My problem was that they were different size yarns: the green is a 16/2s cotton, and the black is 8/2s cotton. I wasn't sure how to decide what sett to use. For that first sample, I had somehow chosen a sett of 24 epi (don't ask me how I decided that. I'm sure I had a reason at the time but I didn't record it so I can't remember. On the other hand, at least I recorded something!)

I thought the fabric at 24 epi was a little stiffer than I wanted however. I mulled over the various formulae available for calculating a more appropriate sett, but wasn't too thrilled about doing any math. Then, I remembered my new Peggy Osterkamp book, Winding a Warp and Using a Paddle. It has an appendix loaded with sett charts, among other things.

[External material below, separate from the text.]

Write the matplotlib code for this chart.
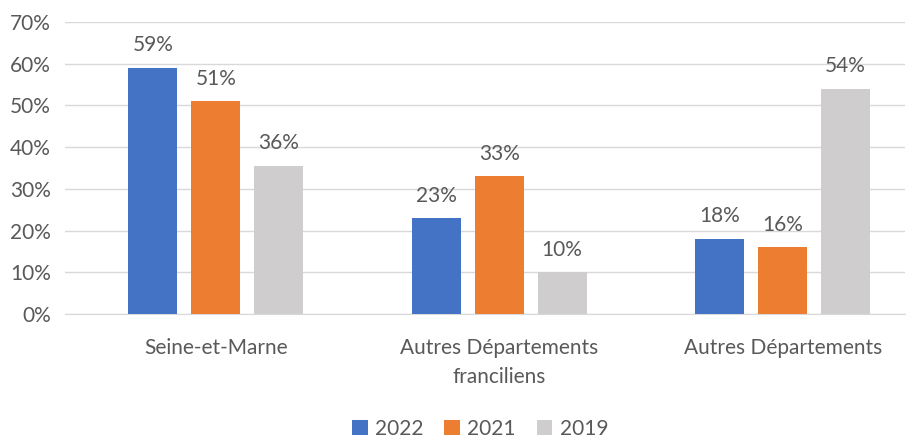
import matplotlib.pyplot as plt
import numpy as np

plt.rcParams['font.family'] = ['Lato', 'DejaVu Sans']

categories = ['Seine-et-Marne', 'Autres Départements\nfranciliens', 'Autres Départements']
years = ['2022', '2021', '2019']
v2022 = [59, 23, 18]
v2021 = [51, 33, 16]
v2019 = [35.5, 10, 54]
colors = ['#4472C4', '#ED7D31', '#CFCDCD']
txt = '#595959'

fig = plt.figure(figsize=(9.11, 4.38), dpi=100)
ax = fig.add_axes([0.071, 0.283, 0.922, 0.667])

x = np.arange(len(categories))
w = 0.173
step = 0.222
for i, (vals, lab, c) in enumerate(zip([v2022, v2021, v2019], years, colors)):
    bars = ax.bar(x + (i - 1) * step, vals, w, color=c, label=lab, zorder=3)
    for b, v in zip(bars, vals):
        ax.annotate(f'{v:.0f}%', (b.get_x() + b.get_width() / 2, v),
                    xytext=(0, 9), textcoords='offset points',
                    ha='center', va='bottom', fontsize=15, color=txt)

ax.set_xlim(-0.533, 2.43)
ax.set_ylim(0, 70)
ax.set_yticks(range(0, 71, 10))
ax.set_yticklabels([f'{t}%' for t in range(0, 71, 10)])
ax.set_xticks(x)
ax.set_xticklabels(categories, linespacing=1.6)
ax.tick_params(axis='both', length=0, labelsize=15, colors=txt)
ax.tick_params(axis='x', pad=17)
ax.tick_params(axis='y', pad=10)
ax.grid(axis='y', color='#D9D9D9', linewidth=1, zorder=0)
for s in ['top', 'right', 'left']:
    ax.spines[s].set_visible(False)
ax.spines['bottom'].set_color('#D9D9D9')

fig.legend(loc='lower center', bbox_to_anchor=(0.527, -0.045), ncol=3, frameon=False,
           fontsize=15, handlelength=0.75, handleheight=0.75, columnspacing=1.0,
           handletextpad=0.35, labelcolor=txt)

fig.savefig('out.png', dpi=100)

I took the average of the two setts and calculated 22 epi.

So that's what I have on the loom now. The header is woven and my bobbins are filled.

Warp for shadow weave jacket panels.
Hopefully all the challenges for this warp are behind me.

Next - Undulating Shadow Weave 1 - Weaving

Related Posts:
Shadow Weave: Doing the Triple S - my introduction
Shadow Weave Profiles- how to interpret
Shadow Weave Samples 1 - Begins the series of samples

4 comments:

  1. I'm looking forward to seeing your progress. I've never done shadow weave but it has always intrigued me. Thanks for your kind thoughts about my mom.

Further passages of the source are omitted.